For more information, visit the project wiki page.
Firefox's network error pages are familiar to everyone.
But they're not very useful. Most people, if they're like me, see this wall of text and interpret it to mean "the internet broke and we have no idea why."
The fundamental question users want answered when they see this is: is there something I can do to fix this?
Now, the architecture of the internet makes it fairly hard to actually pinpoint why a network is down.
As James Fallows explains in his article "The Connection Has Been Reset" from The Atlantic's March 2008 issue...
some national governments even exploit this to prevent their people from seeing things that the government doesn't want them to see.
All this means that a "server not found" error page could have been raised because...
the user's network connection got unplugged...
or it could be because their local router is down...

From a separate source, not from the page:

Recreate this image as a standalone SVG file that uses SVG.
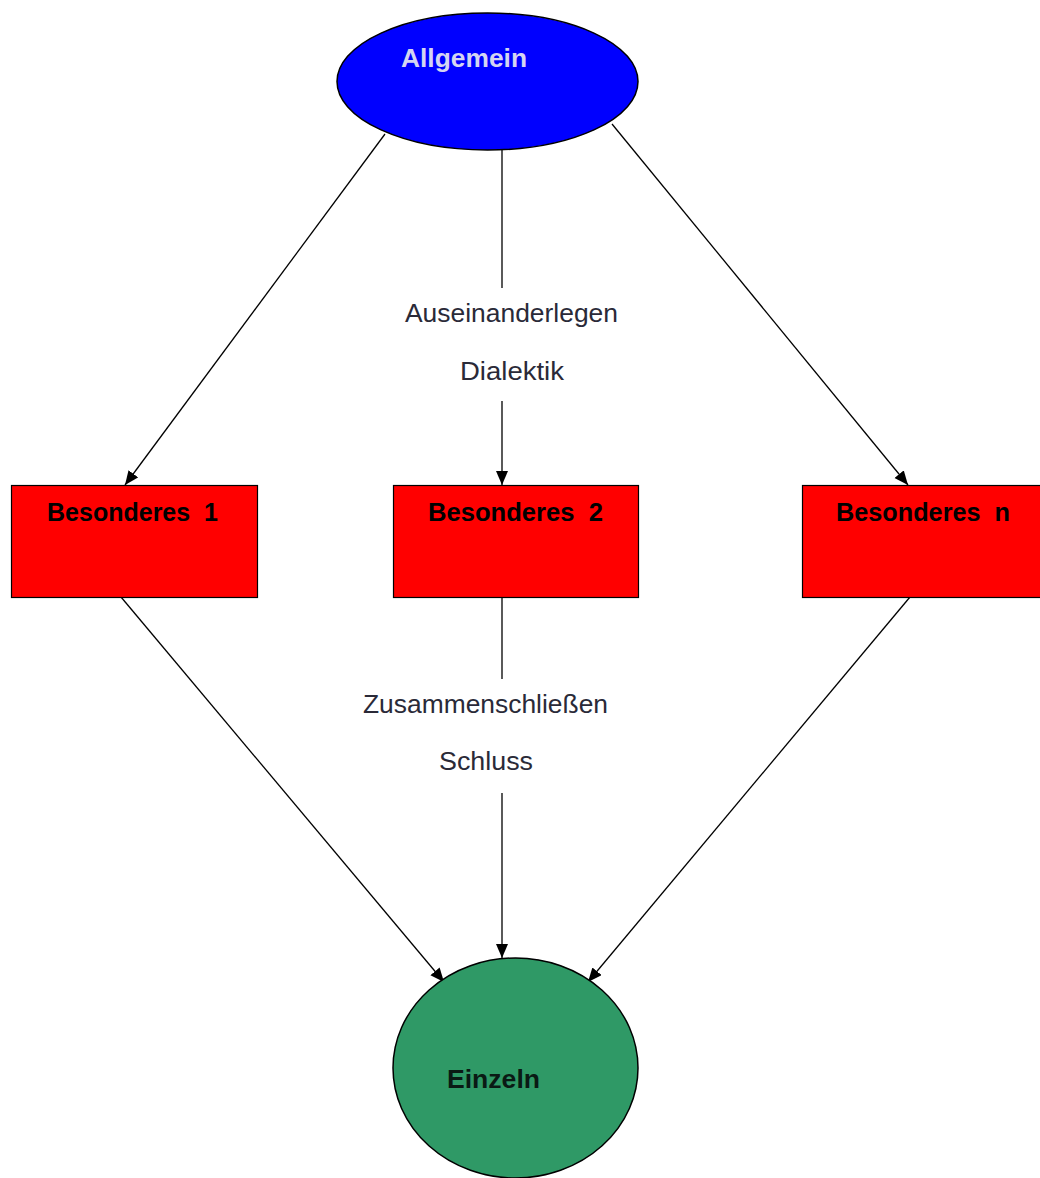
<svg xmlns="http://www.w3.org/2000/svg" width="1040" height="1178" viewBox="0 0 1040 1178">
<style>
.node-label{font-family:"Liberation Sans",Arial,sans-serif;font-weight:bold;font-size:25px;fill:#000}
.edge-label{font-family:"Liberation Sans",Arial,sans-serif;font-size:25px;fill:#2a2a38}
.edge{stroke:#000;stroke-width:1.3;fill:none}
.box{fill:#ff0000;stroke:#000;stroke-width:1.2}
</style>
<defs>
<marker id="arrow" markerUnits="userSpaceOnUse" markerWidth="16" markerHeight="14" refX="14" refY="6" orient="auto">
<path d="M0,0 L14,6 L0,12 Z" fill="#000"/>
</marker>
</defs>
<rect width="1040" height="1178" fill="#fff"/>
<g id="connectors">
<line class="edge" x1="385" y1="134" x2="125" y2="485" marker-end="url(#arrow)"/>
<line class="edge" x1="502" y1="150" x2="502" y2="288"/>
<line class="edge" x1="502" y1="401" x2="502" y2="485" marker-end="url(#arrow)"/>
<line class="edge" x1="612" y1="124" x2="908" y2="485" marker-end="url(#arrow)"/>
<line class="edge" x1="121" y1="597" x2="444" y2="982" marker-end="url(#arrow)"/>
<line class="edge" x1="502" y1="597" x2="502" y2="679"/>
<line class="edge" x1="502" y1="793" x2="502" y2="958" marker-end="url(#arrow)"/>
<line class="edge" x1="910" y1="597" x2="588" y2="982" marker-end="url(#arrow)"/>
<text class="edge-label" x="405" y="322" textLength="213" lengthAdjust="spacingAndGlyphs">Auseinanderlegen</text>
<text class="edge-label" x="460" y="380" textLength="104" lengthAdjust="spacingAndGlyphs">Dialektik</text>
<text class="edge-label" x="363" y="713" textLength="245" lengthAdjust="spacingAndGlyphs">Zusammenschließen</text>
<text class="edge-label" x="439" y="770" textLength="94" lengthAdjust="spacingAndGlyphs">Schluss</text>
</g>
<g id="allgemein">
<ellipse cx="487.5" cy="81.5" rx="150.5" ry="68.5" fill="#0000ff" stroke="#000" stroke-width="1.5"/>
<text class="node-label" x="401" y="67" font-size="26" style="fill:#d4d4f2" textLength="126" lengthAdjust="spacingAndGlyphs">Allgemein</text>
</g>
<g id="besonderes1">
<rect class="box" x="11.5" y="485.5" width="246" height="112"/>
<text class="node-label" x="47" y="521" textLength="171" lengthAdjust="spacingAndGlyphs" xml:space="preserve">Besonderes  1</text>
</g>
<g id="besonderes2">
<rect class="box" x="393.5" y="485.5" width="245" height="112"/>
<text class="node-label" x="428" y="521" textLength="175" lengthAdjust="spacingAndGlyphs" xml:space="preserve">Besonderes  2</text>
</g>
<g id="besonderesn">
<rect class="box" x="802.5" y="485.5" width="246" height="112"/>
<text class="node-label" x="836" y="521" textLength="174" lengthAdjust="spacingAndGlyphs" xml:space="preserve">Besonderes  n</text>
</g>
<g id="einzeln">
<ellipse cx="515.5" cy="1068" rx="122.5" ry="110" fill="#2f9966" stroke="#000" stroke-width="1.5"/>
<text class="node-label" x="447" y="1088" font-size="26" style="fill:#0a1a14" textLength="93" lengthAdjust="spacingAndGlyphs">Einzeln</text>
</g>
</svg>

or it could be because their ISP is having problems...
or because their corporation is blocking access to the site...
or because their government is...
or it could be because the site is actually down.
Firefox should do its best to answer that fundamental question: is there something I can do to fix this and get where I want to go?
Enter Herdict.
Herdict is a project of the Berkman Center for Internet & Society at Harvard University, a brainchild of Professor Jonathan Zittrain, that attempts to use crowdsourcing to generate a global picture of internet connectivity.

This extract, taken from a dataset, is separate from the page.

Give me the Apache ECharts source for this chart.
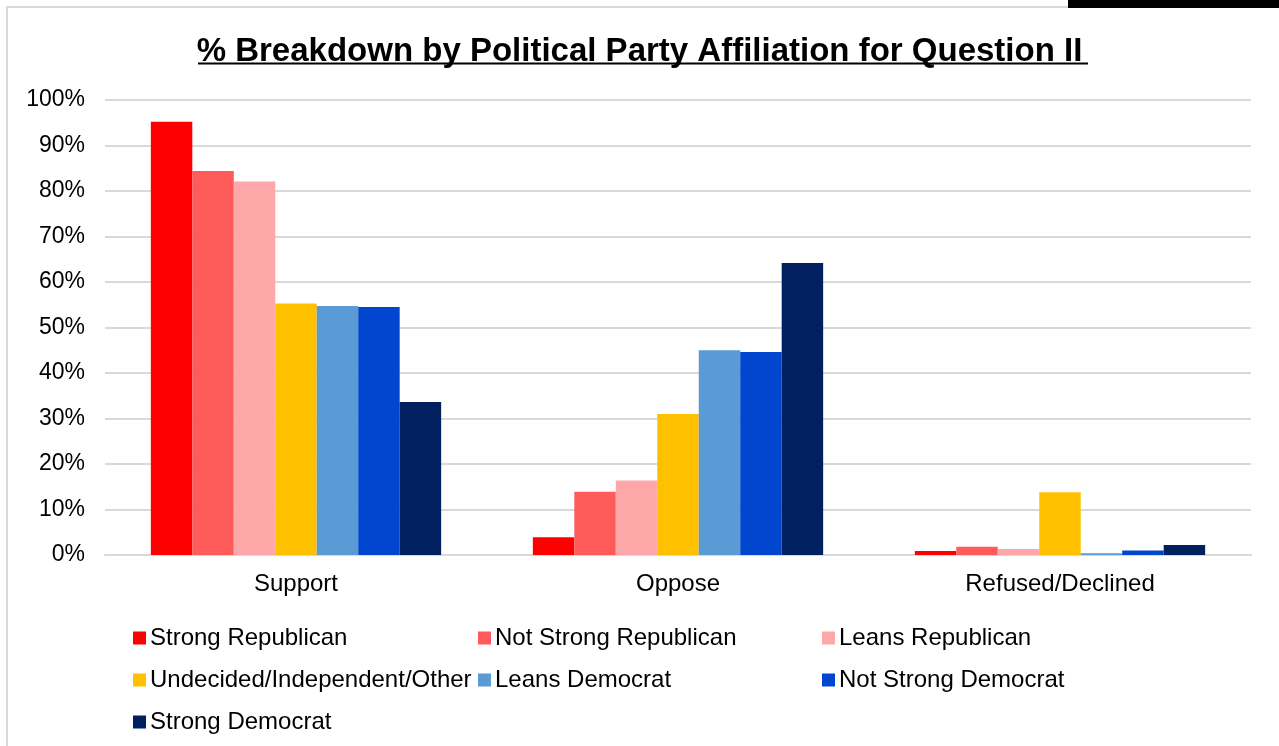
<!DOCTYPE html>
<html>
<head>
<meta charset="utf-8">
<script src="https://cdn.jsdelivr.net/npm/echarts@6/dist/echarts.min.js"></script>
<style>
html,body{margin:0;padding:0;background:#fff;}
#chart{width:1279px;height:746px;}
</style>
</head>
<body>
<div id="chart"></div>
<script>
const categories = ['Support', 'Oppose', 'Refused/Declined'];
const seriesNames = ['Strong Republican', 'Not Strong Republican', 'Leans Republican',
  'Undecided/Independent/Other', 'Leans Democrat', 'Not Strong Democrat', 'Strong Democrat'];
const strongRepublican = [95.2, 3.9, 0.9];
const notStrongRepublican = [84.4, 13.9, 1.8];
const leansRepublican = [82.1, 16.4, 1.3];
const undecided = [55.3, 31.0, 13.8];
const leansDemocrat = [54.7, 45.0, 0.4];
const notStrongDemocrat = [54.5, 44.6, 1.0];
const strongDemocrat = [33.6, 64.2, 2.2];
const yTicks = [0, 10, 20, 30, 40, 50, 60, 70, 80, 90, 100];

const values = [strongRepublican, notStrongRepublican, leansRepublican, undecided,
  leansDemocrat, notStrongDemocrat, strongDemocrat];
const colors = ['#FF0000', '#FF5B5B', '#FFA8AA', '#FFC000', '#5B9BD5', '#0046CF', '#002060'];

const chart = echarts.init(document.getElementById('chart'));
const font = 'Liberation Sans, Arial, sans-serif';
const legendCommon = {
  orient: 'vertical', itemWidth: 13, itemHeight: 13, itemGap: 18, icon: 'rect',
  selectedMode: false,
  textStyle: { fontSize: 24, lineHeight: 24, color: '#000', fontFamily: font, padding: [0, 0, 0, -1] }
};
chart.setOption({
  backgroundColor: '#fff',
  animation: false,
  color: colors,
  title: {
    text: '% Breakdown by Political Party Affiliation for Question II',
    left: 'center', top: 30,
    textStyle: { fontSize: 33, fontWeight: 'bold', color: '#000', fontFamily: font }
  },
  graphic: [
    { type: 'rect', shape: { x: 7, y: 7, width: 1300, height: 800 },
      style: { fill: 'none', stroke: '#d9d9d9', lineWidth: 2 }, z: -1 },
    { type: 'rect', shape: { x: 1068, y: 0, width: 211, height: 8 },
      style: { fill: '#000' }, z: 10 },
    { type: 'line', shape: { x1: 198, y1: 63.5, x2: 1088, y2: 63.5 },
      style: { stroke: '#000', lineWidth: 2 }, z: 10 }
  ],
  legend: [
    Object.assign({ left: 128, top: 621, data: [seriesNames[0], seriesNames[3], seriesNames[6]] }, legendCommon),
    Object.assign({ left: 473, top: 621, data: [seriesNames[1], seriesNames[4]] }, legendCommon),
    Object.assign({ left: 817, top: 621, data: [seriesNames[2], seriesNames[5]] }, legendCommon)
  ],
  grid: { left: 105, right: 28, top: 100, bottom: 191, containLabel: false },
  xAxis: {
    type: 'category', data: categories,
    axisLine: { lineStyle: { color: '#d9d9d9', width: 2 } },
    axisTick: { show: false },
    axisLabel: { fontSize: 24, color: '#000', fontFamily: font, margin: 17 }
  },
  yAxis: {
    type: 'value', min: yTicks[0], max: yTicks[yTicks.length - 1], interval: 10,
    axisLine: { show: false }, axisTick: { show: false },
    splitLine: { lineStyle: { color: '#d9d9d9', width: 2 } },
    axisLabel: { fontSize: 23, color: '#000', fontFamily: font, margin: 20,
      formatter: v => v + '%' }
  },
  series: seriesNames.map((name, i) => ({
    name, type: 'bar', data: values[i],
    barGap: '0%', barCategoryGap: '24%',
    itemStyle: { color: colors[i] }
  }))
});
</script>
</body>
</html>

Put simply, it uses the power of the internet itself to ask the question: can other people on the internet see this site? If so, who?
Firefox can use the answers to these questions to help answer the user's fundamental question: is there something I can do to fix this?
This Labs Experiment is an attempt at picturing what Firefox-Herdict integration might look like.
It's intended to be as unintrusive as possible to the user experience, so it only aims to improve upon the already notoriously unhelpful network error pages.
Rather than being a final solution, this Labs Experiment is intended to build mindshare and catalyze discussion about what a better network error page might look like...
in keeping with Mozilla's tradition of creating things that do stuff to make the internet better.